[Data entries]
━━━━━━━━━━

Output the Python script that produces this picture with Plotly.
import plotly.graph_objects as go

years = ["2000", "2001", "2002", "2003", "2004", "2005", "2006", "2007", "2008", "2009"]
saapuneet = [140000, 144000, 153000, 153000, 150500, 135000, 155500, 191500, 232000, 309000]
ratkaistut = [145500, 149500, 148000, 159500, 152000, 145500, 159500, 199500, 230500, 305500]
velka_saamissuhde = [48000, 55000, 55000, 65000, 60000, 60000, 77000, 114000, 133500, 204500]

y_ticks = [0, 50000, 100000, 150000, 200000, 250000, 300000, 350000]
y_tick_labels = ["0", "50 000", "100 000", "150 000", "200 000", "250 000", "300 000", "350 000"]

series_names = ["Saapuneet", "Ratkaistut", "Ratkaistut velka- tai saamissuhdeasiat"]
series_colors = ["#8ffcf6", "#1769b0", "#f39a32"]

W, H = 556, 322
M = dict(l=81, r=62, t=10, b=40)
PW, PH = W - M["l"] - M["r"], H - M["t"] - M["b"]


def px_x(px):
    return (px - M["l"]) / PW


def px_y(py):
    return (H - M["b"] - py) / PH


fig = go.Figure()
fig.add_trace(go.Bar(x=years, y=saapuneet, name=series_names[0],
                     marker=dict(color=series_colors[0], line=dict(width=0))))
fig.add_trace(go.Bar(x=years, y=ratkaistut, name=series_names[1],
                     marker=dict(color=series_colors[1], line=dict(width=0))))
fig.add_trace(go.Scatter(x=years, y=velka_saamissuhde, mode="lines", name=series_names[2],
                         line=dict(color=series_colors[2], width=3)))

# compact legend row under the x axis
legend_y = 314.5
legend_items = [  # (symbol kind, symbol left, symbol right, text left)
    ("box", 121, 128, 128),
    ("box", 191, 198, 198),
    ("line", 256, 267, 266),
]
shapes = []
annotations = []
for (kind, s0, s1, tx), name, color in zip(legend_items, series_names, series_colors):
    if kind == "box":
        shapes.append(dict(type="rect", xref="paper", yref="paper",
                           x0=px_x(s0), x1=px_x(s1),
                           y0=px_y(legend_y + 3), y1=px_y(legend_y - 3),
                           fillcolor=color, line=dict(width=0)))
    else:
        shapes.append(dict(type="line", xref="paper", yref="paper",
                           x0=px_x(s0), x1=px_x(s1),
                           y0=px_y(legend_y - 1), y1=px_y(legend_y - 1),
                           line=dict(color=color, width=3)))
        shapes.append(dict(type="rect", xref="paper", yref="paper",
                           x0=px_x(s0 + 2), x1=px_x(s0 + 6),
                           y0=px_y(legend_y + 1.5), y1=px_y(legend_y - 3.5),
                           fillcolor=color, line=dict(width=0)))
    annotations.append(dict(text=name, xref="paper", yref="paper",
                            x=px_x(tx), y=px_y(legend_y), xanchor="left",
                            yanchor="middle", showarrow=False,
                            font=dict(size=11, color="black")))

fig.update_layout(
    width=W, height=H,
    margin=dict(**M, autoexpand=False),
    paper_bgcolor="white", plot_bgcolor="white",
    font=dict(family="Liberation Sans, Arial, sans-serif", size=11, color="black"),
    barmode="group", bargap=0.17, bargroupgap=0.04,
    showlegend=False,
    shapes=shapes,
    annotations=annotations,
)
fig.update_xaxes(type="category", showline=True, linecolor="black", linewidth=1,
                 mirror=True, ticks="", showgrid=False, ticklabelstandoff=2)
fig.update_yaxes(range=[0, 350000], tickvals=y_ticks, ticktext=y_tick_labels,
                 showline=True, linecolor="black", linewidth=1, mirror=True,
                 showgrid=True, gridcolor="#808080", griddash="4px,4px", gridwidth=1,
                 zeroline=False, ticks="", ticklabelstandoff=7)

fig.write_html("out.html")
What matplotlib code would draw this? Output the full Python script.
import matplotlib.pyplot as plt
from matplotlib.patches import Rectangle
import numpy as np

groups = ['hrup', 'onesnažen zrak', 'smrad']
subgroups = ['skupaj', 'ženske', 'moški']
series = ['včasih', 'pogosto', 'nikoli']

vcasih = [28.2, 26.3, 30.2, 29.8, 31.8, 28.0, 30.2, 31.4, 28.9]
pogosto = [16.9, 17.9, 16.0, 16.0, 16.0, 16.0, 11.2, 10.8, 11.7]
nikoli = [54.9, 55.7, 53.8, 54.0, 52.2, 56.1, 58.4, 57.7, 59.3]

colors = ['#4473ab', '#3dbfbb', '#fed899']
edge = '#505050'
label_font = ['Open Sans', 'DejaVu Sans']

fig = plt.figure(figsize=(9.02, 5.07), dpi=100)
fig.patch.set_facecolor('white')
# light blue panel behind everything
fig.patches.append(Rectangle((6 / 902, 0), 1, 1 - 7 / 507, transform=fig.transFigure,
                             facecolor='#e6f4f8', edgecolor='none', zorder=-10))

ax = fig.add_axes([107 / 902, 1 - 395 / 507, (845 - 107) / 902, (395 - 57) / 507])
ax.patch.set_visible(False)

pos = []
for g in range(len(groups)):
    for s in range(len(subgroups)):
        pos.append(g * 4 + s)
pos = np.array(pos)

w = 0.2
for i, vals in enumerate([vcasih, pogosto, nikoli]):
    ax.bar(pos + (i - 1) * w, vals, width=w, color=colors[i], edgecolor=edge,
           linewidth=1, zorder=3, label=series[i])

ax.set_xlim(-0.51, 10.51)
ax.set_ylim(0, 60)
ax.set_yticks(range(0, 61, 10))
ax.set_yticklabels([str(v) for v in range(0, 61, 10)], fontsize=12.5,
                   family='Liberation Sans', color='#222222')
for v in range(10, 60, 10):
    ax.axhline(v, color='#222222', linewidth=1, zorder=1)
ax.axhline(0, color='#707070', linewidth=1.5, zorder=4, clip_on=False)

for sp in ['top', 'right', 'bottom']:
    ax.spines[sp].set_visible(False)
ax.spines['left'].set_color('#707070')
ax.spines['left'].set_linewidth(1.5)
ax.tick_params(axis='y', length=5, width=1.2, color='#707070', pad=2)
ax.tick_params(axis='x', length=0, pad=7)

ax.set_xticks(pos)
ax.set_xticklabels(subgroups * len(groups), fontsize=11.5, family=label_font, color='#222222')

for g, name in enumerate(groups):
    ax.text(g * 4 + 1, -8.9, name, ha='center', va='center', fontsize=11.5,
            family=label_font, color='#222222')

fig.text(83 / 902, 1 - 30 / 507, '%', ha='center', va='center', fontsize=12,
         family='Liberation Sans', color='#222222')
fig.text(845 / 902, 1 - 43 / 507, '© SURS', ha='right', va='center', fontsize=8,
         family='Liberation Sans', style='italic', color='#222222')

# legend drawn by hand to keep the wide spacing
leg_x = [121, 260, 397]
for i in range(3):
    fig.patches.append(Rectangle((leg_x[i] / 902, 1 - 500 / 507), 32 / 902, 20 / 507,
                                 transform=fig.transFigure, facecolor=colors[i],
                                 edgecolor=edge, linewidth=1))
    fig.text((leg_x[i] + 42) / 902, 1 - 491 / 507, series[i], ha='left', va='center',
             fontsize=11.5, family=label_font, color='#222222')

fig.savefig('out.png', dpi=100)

━━━━━━━━━━

◆ GOAL ◆
Your task is to repeat each line of the material exactly.

◆ ANSWER TO THIS EXERCISE ◆
Output the Python script that produces this picture with Plotly.
import plotly.graph_objects as go

years = ["2000", "2001", "2002", "2003", "2004", "2005", "2006", "2007", "2008", "2009"]
saapuneet = [140000, 144000, 153000, 153000, 150500, 135000, 155500, 191500, 232000, 309000]
ratkaistut = [145500, 149500, 148000, 159500, 152000, 145500, 159500, 199500, 230500, 305500]
velka_saamissuhde = [48000, 55000, 55000, 65000, 60000, 60000, 77000, 114000, 133500, 204500]

y_ticks = [0, 50000, 100000, 150000, 200000, 250000, 300000, 350000]
y_tick_labels = ["0", "50 000", "100 000", "150 000", "200 000", "250 000", "300 000", "350 000"]

series_names = ["Saapuneet", "Ratkaistut", "Ratkaistut velka- tai saamissuhdeasiat"]
series_colors = ["#8ffcf6", "#1769b0", "#f39a32"]

W, H = 556, 322
M = dict(l=81, r=62, t=10, b=40)
PW, PH = W - M["l"] - M["r"], H - M["t"] - M["b"]


def px_x(px):
    return (px - M["l"]) / PW


def px_y(py):
    return (H - M["b"] - py) / PH


fig = go.Figure()
fig.add_trace(go.Bar(x=years, y=saapuneet, name=series_names[0],
                     marker=dict(color=series_colors[0], line=dict(width=0))))
fig.add_trace(go.Bar(x=years, y=ratkaistut, name=series_names[1],
                     marker=dict(color=series_colors[1], line=dict(width=0))))
fig.add_trace(go.Scatter(x=years, y=velka_saamissuhde, mode="lines", name=series_names[2],
                         line=dict(color=series_colors[2], width=3)))

# compact legend row under the x axis
legend_y = 314.5
legend_items = [  # (symbol kind, symbol left, symbol right, text left)
    ("box", 121, 128, 128),
    ("box", 191, 198, 198),
    ("line", 256, 267, 266),
]
shapes = []
annotations = []
for (kind, s0, s1, tx), name, color in zip(legend_items, series_names, series_colors):
    if kind == "box":
        shapes.append(dict(type="rect", xref="paper", yref="paper",
                           x0=px_x(s0), x1=px_x(s1),
                           y0=px_y(legend_y + 3), y1=px_y(legend_y - 3),
                           fillcolor=color, line=dict(width=0)))
    else:
        shapes.append(dict(type="line", xref="paper", yref="paper",
                           x0=px_x(s0), x1=px_x(s1),
                           y0=px_y(legend_y - 1), y1=px_y(legend_y - 1),
                           line=dict(color=color, width=3)))
        shapes.append(dict(type="rect", xref="paper", yref="paper",
                           x0=px_x(s0 + 2), x1=px_x(s0 + 6),
                           y0=px_y(legend_y + 1.5), y1=px_y(legend_y - 3.5),
                           fillcolor=color, line=dict(width=0)))
    annotations.append(dict(text=name, xref="paper", yref="paper",
                            x=px_x(tx), y=px_y(legend_y), xanchor="left",
                            yanchor="middle", showarrow=False,
                            font=dict(size=11, color="black")))

fig.update_layout(
    width=W, height=H,
    margin=dict(**M, autoexpand=False),
    paper_bgcolor="white", plot_bgcolor="white",
    font=dict(family="Liberation Sans, Arial, sans-serif", size=11, color="black"),
    barmode="group", bargap=0.17, bargroupgap=0.04,
    showlegend=False,
    shapes=shapes,
    annotations=annotations,
)
fig.update_xaxes(type="category", showline=True, linecolor="black", linewidth=1,
                 mirror=True, ticks="", showgrid=False, ticklabelstandoff=2)
fig.update_yaxes(range=[0, 350000], tickvals=y_ticks, ticktext=y_tick_labels,
                 showline=True, linecolor="black", linewidth=1, mirror=True,
                 showgrid=True, gridcolor="#808080", griddash="4px,4px", gridwidth=1,
                 zeroline=False, ticks="", ticklabelstandoff=7)

fig.write_html("out.html")
What matplotlib code would draw this? Output the full Python script.
import matplotlib.pyplot as plt
from matplotlib.patches import Rectangle
import numpy as np

groups = ['hrup', 'onesnažen zrak', 'smrad']
subgroups = ['skupaj', 'ženske', 'moški']
series = ['včasih', 'pogosto', 'nikoli']

vcasih = [28.2, 26.3, 30.2, 29.8, 31.8, 28.0, 30.2, 31.4, 28.9]
pogosto = [16.9, 17.9, 16.0, 16.0, 16.0, 16.0, 11.2, 10.8, 11.7]
nikoli = [54.9, 55.7, 53.8, 54.0, 52.2, 56.1, 58.4, 57.7, 59.3]

colors = ['#4473ab', '#3dbfbb', '#fed899']
edge = '#505050'
label_font = ['Open Sans', 'DejaVu Sans']

fig = plt.figure(figsize=(9.02, 5.07), dpi=100)
fig.patch.set_facecolor('white')
# light blue panel behind everything
fig.patches.append(Rectangle((6 / 902, 0), 1, 1 - 7 / 507, transform=fig.transFigure,
                             facecolor='#e6f4f8', edgecolor='none', zorder=-10))

ax = fig.add_axes([107 / 902, 1 - 395 / 507, (845 - 107) / 902, (395 - 57) / 507])
ax.patch.set_visible(False)

pos = []
for g in range(len(groups)):
    for s in range(len(subgroups)):
        pos.append(g * 4 + s)
pos = np.array(pos)

w = 0.2
for i, vals in enumerate([vcasih, pogosto, nikoli]):
    ax.bar(pos + (i - 1) * w, vals, width=w, color=colors[i], edgecolor=edge,
           linewidth=1, zorder=3, label=series[i])

ax.set_xlim(-0.51, 10.51)
ax.set_ylim(0, 60)
ax.set_yticks(range(0, 61, 10))
ax.set_yticklabels([str(v) for v in range(0, 61, 10)], fontsize=12.5,
                   family='Liberation Sans', color='#222222')
for v in range(10, 60, 10):
    ax.axhline(v, color='#222222', linewidth=1, zorder=1)
ax.axhline(0, color='#707070', linewidth=1.5, zorder=4, clip_on=False)

for sp in ['top', 'right', 'bottom']:
    ax.spines[sp].set_visible(False)
ax.spines['left'].set_color('#707070')
ax.spines['left'].set_linewidth(1.5)
ax.tick_params(axis='y', length=5, width=1.2, color='#707070', pad=2)
ax.tick_params(axis='x', length=0, pad=7)

ax.set_xticks(pos)
ax.set_xticklabels(subgroups * len(groups), fontsize=11.5, family=label_font, color='#222222')

for g, name in enumerate(groups):
    ax.text(g * 4 + 1, -8.9, name, ha='center', va='center', fontsize=11.5,
            family=label_font, color='#222222')

fig.text(83 / 902, 1 - 30 / 507, '%', ha='center', va='center', fontsize=12,
         family='Liberation Sans', color='#222222')
fig.text(845 / 902, 1 - 43 / 507, '© SURS', ha='right', va='center', fontsize=8,
         family='Liberation Sans', style='italic', color='#222222')

# legend drawn by hand to keep the wide spacing
leg_x = [121, 260, 397]
for i in range(3):
    fig.patches.append(Rectangle((leg_x[i] / 902, 1 - 500 / 507), 32 / 902, 20 / 507,
                                 transform=fig.transFigure, facecolor=colors[i],
                                 edgecolor=edge, linewidth=1))
    fig.text((leg_x[i] + 42) / 902, 1 - 491 / 507, series[i], ha='left', va='center',
             fontsize=11.5, family=label_font, color='#222222')

fig.savefig('out.png', dpi=100)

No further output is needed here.